# Directions for this task
Quote the whole listing word for word. Do not include the pictures.

# Information shown
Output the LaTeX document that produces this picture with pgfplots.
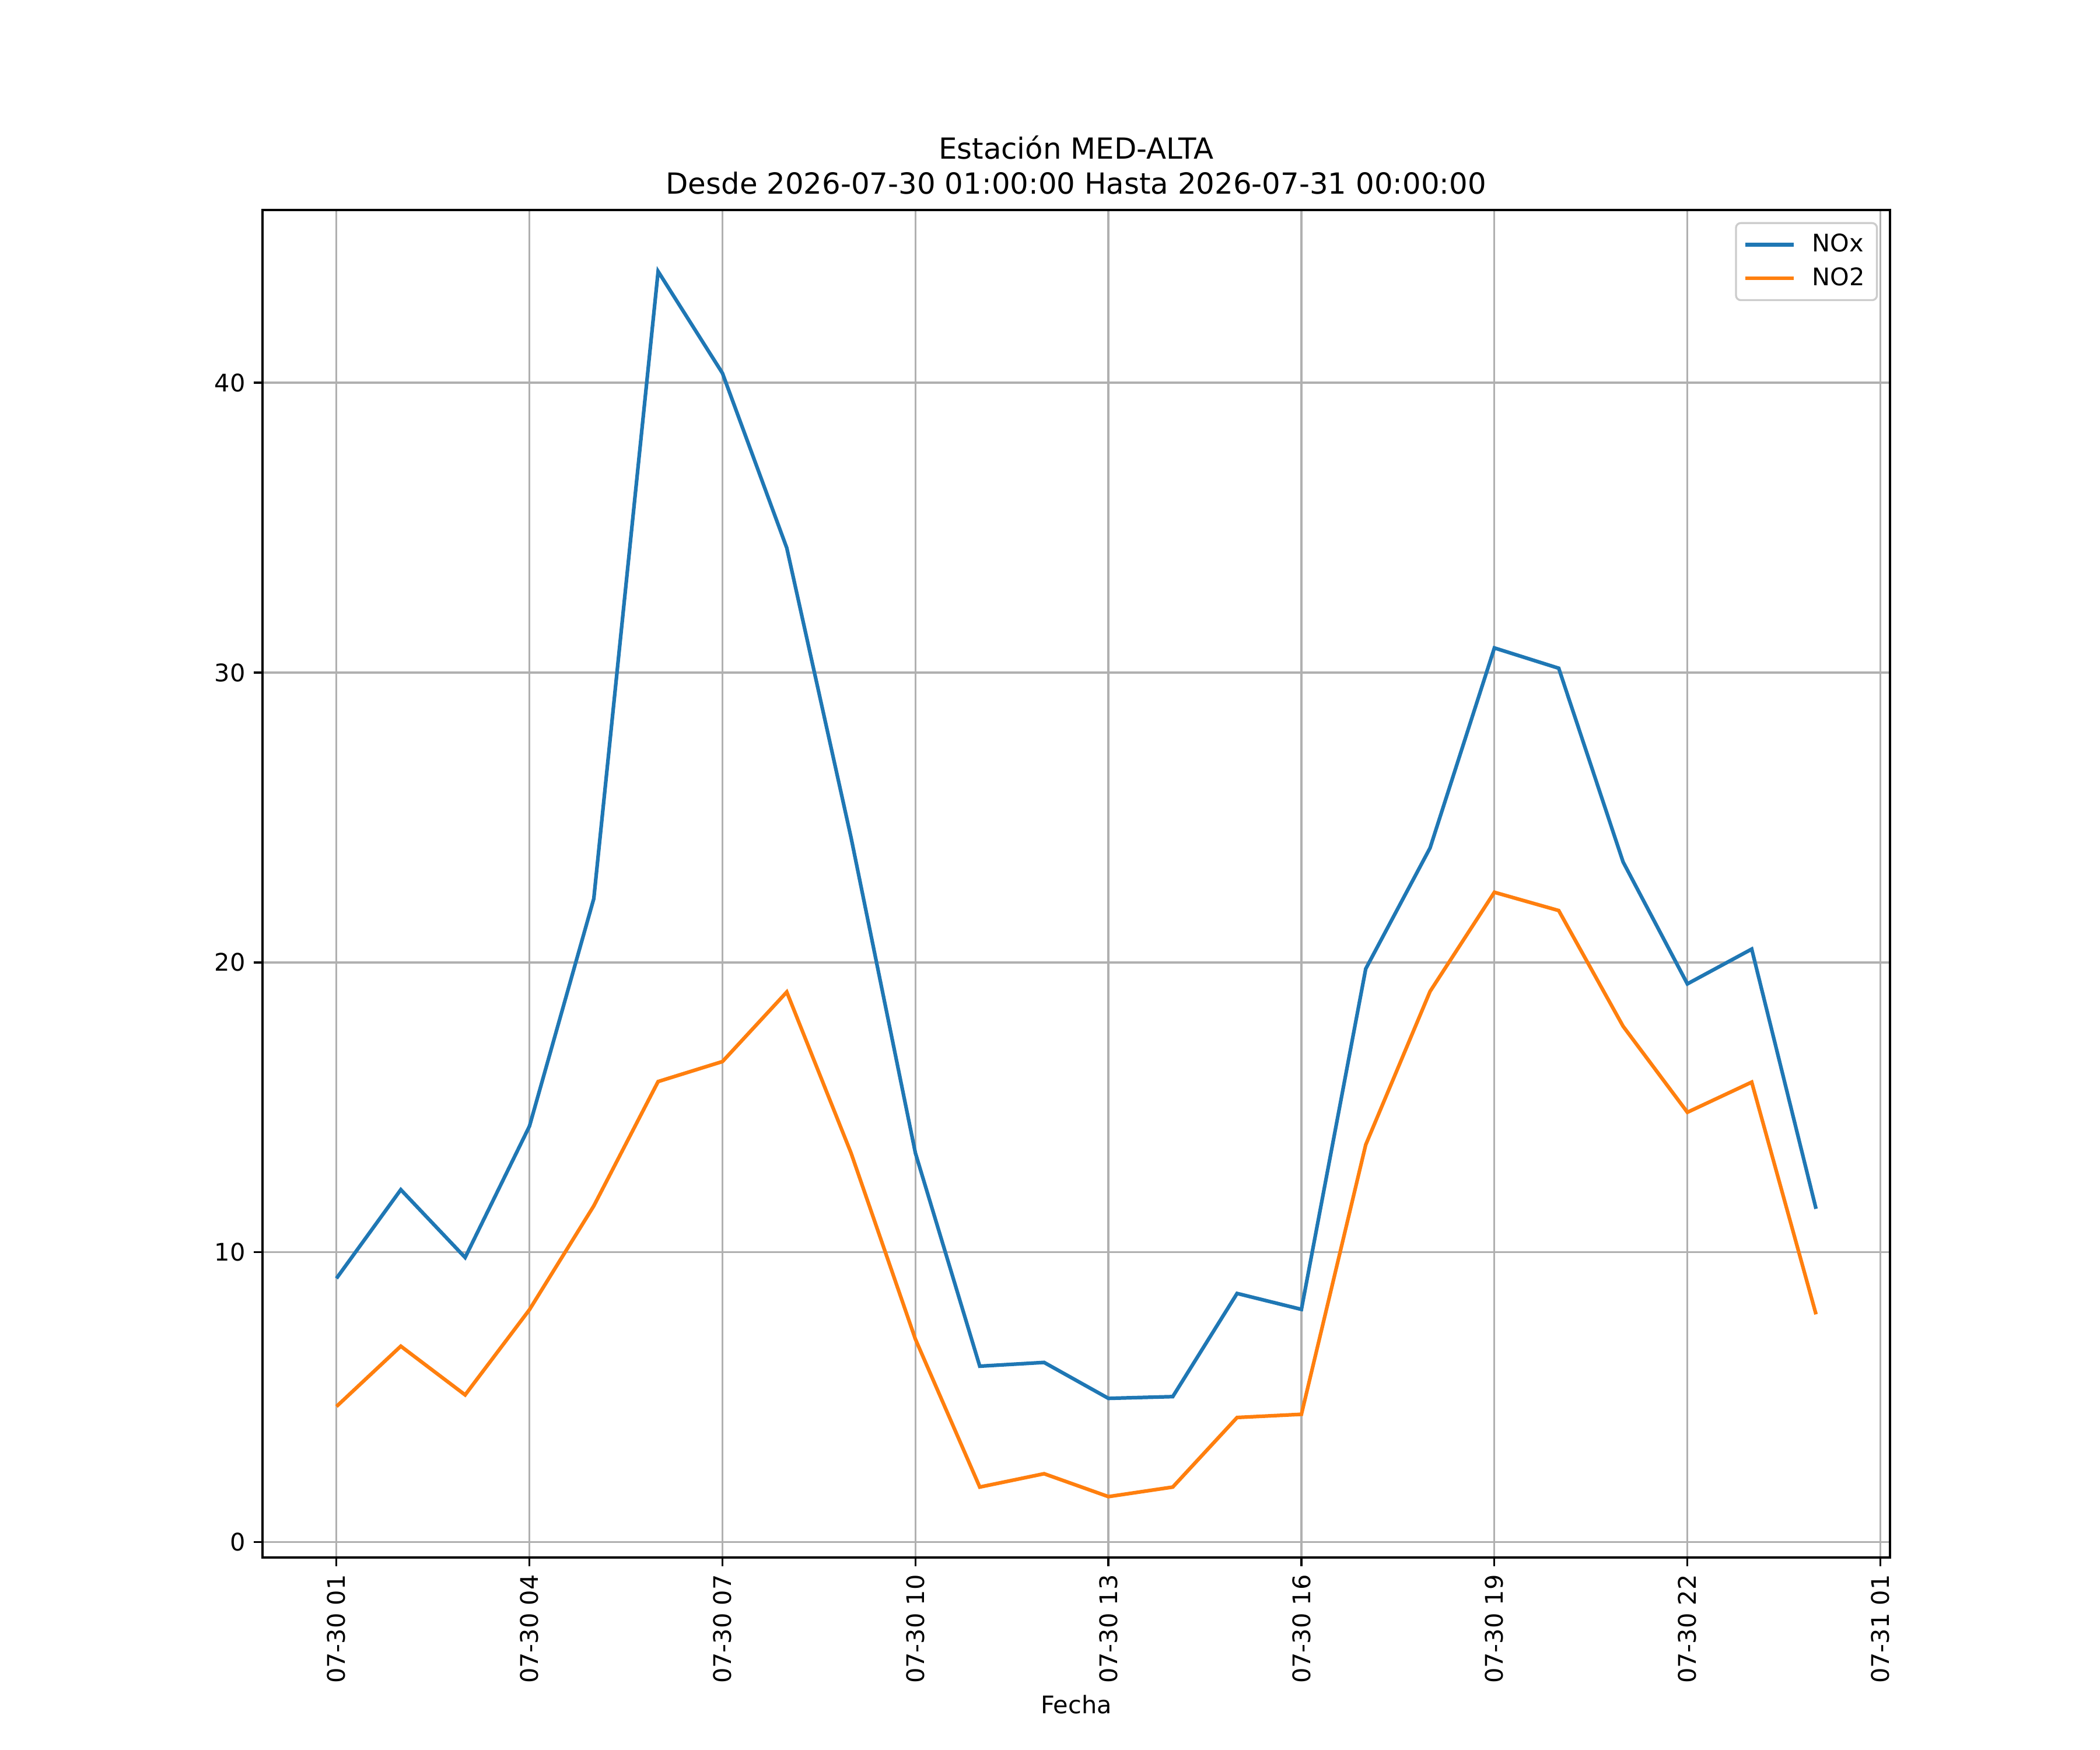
\documentclass[border=0pt]{standalone}
\usepackage{pgfplots}
\pgfplotsset{compat=1.18}
\usepackage{fontspec}
\setmainfont{DejaVu Sans}
\definecolor{mplblue}{HTML}{1F77B4}
\definecolor{mplorange}{HTML}{FF7F0E}
\definecolor{gridgray}{HTML}{B0B0B0}
\definecolor{legedge}{HTML}{CCCCCC}
\pgfplotstableread{
h nox no2
1 9.10 4.68
2 12.16 6.76
3 9.82 5.08
4 14.35 8.02
5 22.20 11.60
6 43.84 15.89
7 40.33 16.58
8 34.30 18.98
9 24.30 13.42
10 13.42 7.00
11 6.07 1.90
12 6.20 2.36
13 4.96 1.57
14 5.02 1.90
15 8.58 4.30
16 8.03 4.41
17 19.78 13.71
18 23.95 19.00
19 30.85 22.42
20 30.15 21.79
21 23.47 17.80
22 19.26 14.83
23 20.46 15.87
24 11.50 7.86
}\datatable
\begin{document}
\begin{tikzpicture}
\useasboundingbox (-1.5in,-1.1in) rectangle (10.5in,8.9in);
\begin{axis}[
  at={(0,0)}, anchor=south west,
  scale only axis, width=9.3in, height=7.7in,
  xmin=-0.15, xmax=25.15, ymin=-0.53, ymax=45.96,
  xtick={1,4,7,10,13,16,19,22,25},
  xticklabels={07-30 01,07-30 04,07-30 07,07-30 10,07-30 13,07-30 16,07-30 19,07-30 22,07-31 01},
  ytick={0,10,20,30,40},
  x tick label style={rotate=90, anchor=east, font=\fontsize{10}{12}\selectfont},
  y tick label style={font=\fontsize{10}{12}\selectfont},
  /pgf/number format/assume math mode=true,
  tick align=outside, tick pos=left,
  major tick length=3.5pt,
  every tick/.style={black, line width=0.8pt},
  axis line style={line width=0.8pt},
  grid=major,
  major grid style={gridgray, line width=0.8pt},
  xlabel={Fecha},
  xlabel style={font=\fontsize{10}{12}\selectfont, yshift=2pt},
  title={Estación MED-ALTA\\Desde 2026-07-30 01:00:00 Hasta 2026-07-31 00:00:00},
  title style={align=center, font=\fontsize{12}{14.4}\selectfont, yshift=-3pt},
  legend style={at={(rel axis cs:1,1)}, xshift=-5pt, yshift=-5pt, anchor=north east,
    draw=legedge, rounded corners=2pt, line width=0.8pt, fill=white, fill opacity=0.8, text opacity=1,
    font=\fontsize{10}{12}\selectfont, inner xsep=3pt, inner ysep=2.5pt, row sep=1pt,
    /tikz/every odd column/.append style={column sep=5pt}},
  legend cell align=left,
  legend image code/.code={\draw[#1, line width=1.5pt] (0pt,0pt) -- (20pt,0pt);},
]
\addplot[mplblue, line width=1.5pt] table[x=h, y=nox] {\datatable};
\addlegendentry{NOx}
\addplot[mplorange, line width=1.5pt] table[x=h, y=no2] {\datatable};
\addlegendentry{NO2}
\end{axis}
\end{tikzpicture}
\end{document}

# Task result
Output the LaTeX document that produces this picture with pgfplots.
\documentclass[border=0pt]{standalone}
\usepackage{pgfplots}
\pgfplotsset{compat=1.18}
\usepackage{fontspec}
\setmainfont{DejaVu Sans}
\definecolor{mplblue}{HTML}{1F77B4}
\definecolor{mplorange}{HTML}{FF7F0E}
\definecolor{gridgray}{HTML}{B0B0B0}
\definecolor{legedge}{HTML}{CCCCCC}
\pgfplotstableread{
h nox no2
1 9.10 4.68
2 12.16 6.76
3 9.82 5.08
4 14.35 8.02
5 22.20 11.60
6 43.84 15.89
7 40.33 16.58
8 34.30 18.98
9 24.30 13.42
10 13.42 7.00
11 6.07 1.90
12 6.20 2.36
13 4.96 1.57
14 5.02 1.90
15 8.58 4.30
16 8.03 4.41
17 19.78 13.71
18 23.95 19.00
19 30.85 22.42
20 30.15 21.79
21 23.47 17.80
22 19.26 14.83
23 20.46 15.87
24 11.50 7.86
}\datatable
\begin{document}
\begin{tikzpicture}
\useasboundingbox (-1.5in,-1.1in) rectangle (10.5in,8.9in);
\begin{axis}[
  at={(0,0)}, anchor=south west,
  scale only axis, width=9.3in, height=7.7in,
  xmin=-0.15, xmax=25.15, ymin=-0.53, ymax=45.96,
  xtick={1,4,7,10,13,16,19,22,25},
  xticklabels={07-30 01,07-30 04,07-30 07,07-30 10,07-30 13,07-30 16,07-30 19,07-30 22,07-31 01},
  ytick={0,10,20,30,40},
  x tick label style={rotate=90, anchor=east, font=\fontsize{10}{12}\selectfont},
  y tick label style={font=\fontsize{10}{12}\selectfont},
  /pgf/number format/assume math mode=true,
  tick align=outside, tick pos=left,
  major tick length=3.5pt,
  every tick/.style={black, line width=0.8pt},
  axis line style={line width=0.8pt},
  grid=major,
  major grid style={gridgray, line width=0.8pt},
  xlabel={Fecha},
  xlabel style={font=\fontsize{10}{12}\selectfont, yshift=2pt},
  title={Estación MED-ALTA\\Desde 2026-07-30 01:00:00 Hasta 2026-07-31 00:00:00},
  title style={align=center, font=\fontsize{12}{14.4}\selectfont, yshift=-3pt},
  legend style={at={(rel axis cs:1,1)}, xshift=-5pt, yshift=-5pt, anchor=north east,
    draw=legedge, rounded corners=2pt, line width=0.8pt, fill=white, fill opacity=0.8, text opacity=1,
    font=\fontsize{10}{12}\selectfont, inner xsep=3pt, inner ysep=2.5pt, row sep=1pt,
    /tikz/every odd column/.append style={column sep=5pt}},
  legend cell align=left,
  legend image code/.code={\draw[#1, line width=1.5pt] (0pt,0pt) -- (20pt,0pt);},
]
\addplot[mplblue, line width=1.5pt] table[x=h, y=nox] {\datatable};
\addlegendentry{NOx}
\addplot[mplorange, line width=1.5pt] table[x=h, y=no2] {\datatable};
\addlegendentry{NO2}
\end{axis}
\end{tikzpicture}
\end{document}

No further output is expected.